Email Message P1 and P2 headers
Email Message P1 and P2 headers
In this blog post, I will be talking about email message headers, and email message P1 and P2 headers. Understanding the structure of the message header can help a lot in understanding email message routing and anti-spam protection logic. This become handy when trying to learn how Exchange Online Protection works, and what role they play as part of the Exchange Online Protection Architecture. Please check the EOP Exchange Online Protection Architecture post for more information
How regular physical messages are sent?
Before talking about email message P1 and P2 headers, let us take a moment and think about the normal paper messages and how they are actually being sent out.
You are the manager of University of Harvard (John Harvard), and you want to address the manager of Washington DC hostel (Bob). You start by bringing up a piece of paper, and officially addressing Bob. At the end of the piece of paper, you will sign with your name “John Harvard”.
After that, you will bring an envelope, and write down the following. MAIL FROM: University of Harvard, and RCPT or recipient is Washington DC hostel. The envelope information here is used by the delivery guy to route the message from Harvard university to Washington DC hostel. This is all what the delivery guy need to know. He does not know what is inside the message. In other words, the delivery guy only sees P1 envelope header.
In case he cannot deliver the message, the Returned-Path [Bounced Address] would be the envelop MAIL FROM which is University of Harvard. Simply because the delivery guy did not open the envelop and he only can see what is written in the envelop itself. The delivery guy in our case is all the SMTP servers contributing to the delivery of the message.
Things to notice here:
- The delivery guy only sees the envelope and he does not care much about the paper inside (P2 Header).
- Bob the recipient in this case, might not see the envelop at all. The guy responsible of checking the hostel mail, would open the envelope, and look at the paper inside. He noticed it is addressed to Bob, see he took the paper inside and hand it to Bob directly. Bob in this case is the recipient email client like Outlook.
- When any party in between wants to verify the authenticity of the message, they would look at the envelope MAIL FROM, and they will verify the message is from University of Harvard. They will not open the message itself to read the paper inside. In other words, SPF checks happen on the MAIL FROM P1 Envelope.
Now, we can move and talk about email message P1 and P2 headers.
Email Message P1 header
P1 header is what is used to deliver the message (routing information). SPF checks happen on the MAIL FROM P1 header. P1 headers include:
- MAIL FROM
P1 Headers are described in the RFC 5321.
The envelope can have multiple recipients. For example, if there is a recipient that is part of the BCC, then that recipient information is included in the P1 RCPT. This is how BCC works.
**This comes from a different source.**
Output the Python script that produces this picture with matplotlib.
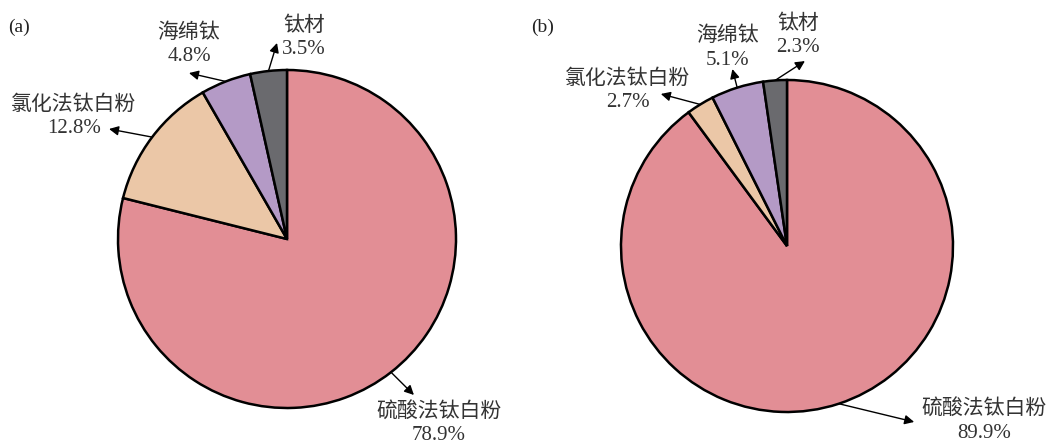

In normal operations, P1 MAIL FROM = P2 FROM. This is not the case always. Suppose you have a third party who is sending mail campaign emails on your behalf. To do that, they will send messages with P1 MAIL FROM = news@ExternalParty.com, while the P2 FROM = firstname.lastname@example.org.
This way, the recipient of the email campaign will see that the sender is email@example.com as the recipient email program (Outlook) displays the P2 FROM header and not the P1 MAIL FROM.
In this way, the bounce messages will be sent to the third party marketing system to report on the number of bounces and give you a nice report after each campaign. Also, Contoso should make sure that the public IPs of the third party marketing system are added to Contoso SPF record. This is needed because the recipient email system will perform SPF check for Contoso.com domain on the MAIL FROM P1 envelope header, which is the third party IPs, not yours.
Email Message P2 header
P2 header is used to display information on the recipient email client. This header is even optional and does not participate in how the message is delivered. P2 headers include:
P2 Headers are described in the RFC 5322. This is what Outlook user sees.
P1, P2 and Outlook Safe Senders
Reference to this blog post from Microsoft, When a user adds a sender to the Safe Sender List or Blocked Sender List, the P2 FROM address is the address which is being added and synced to Exchange Online Protection.
“Senders placed in the Safe Senders list will never be marked as spam by the Outlook client and senders placed in the Blocked Senders list will always be moved to your Junk Mail folder” – Microsoft Blog Post
EOP will look at the P2 header and P1 header and compare it to the recipient safe sender list and blocked sender list, so that it can make a decision to skip spam filtering or not.
Previously, EOP used to look at P1 address only when comparing to the recipient safe sender list and blocked sender list, which does not make sense.
P1, P2 Diagram
Email Message P1 and P2 headers can be illustrated in a nice diagram.
I call P1 as PI Envelope because it is like the outer shell envelope, while I call P2 as the P2 header, as it is like the inner message greeting header. I usually print the below diagram out and give it to the anti-spam team in my company, so that they always remember what is different between the two type of headers.
The P1 address is what’s seen on the outside of the envelope, where the P2 address is what we see on the paper inside. Often these are the same, but they don’t have to be.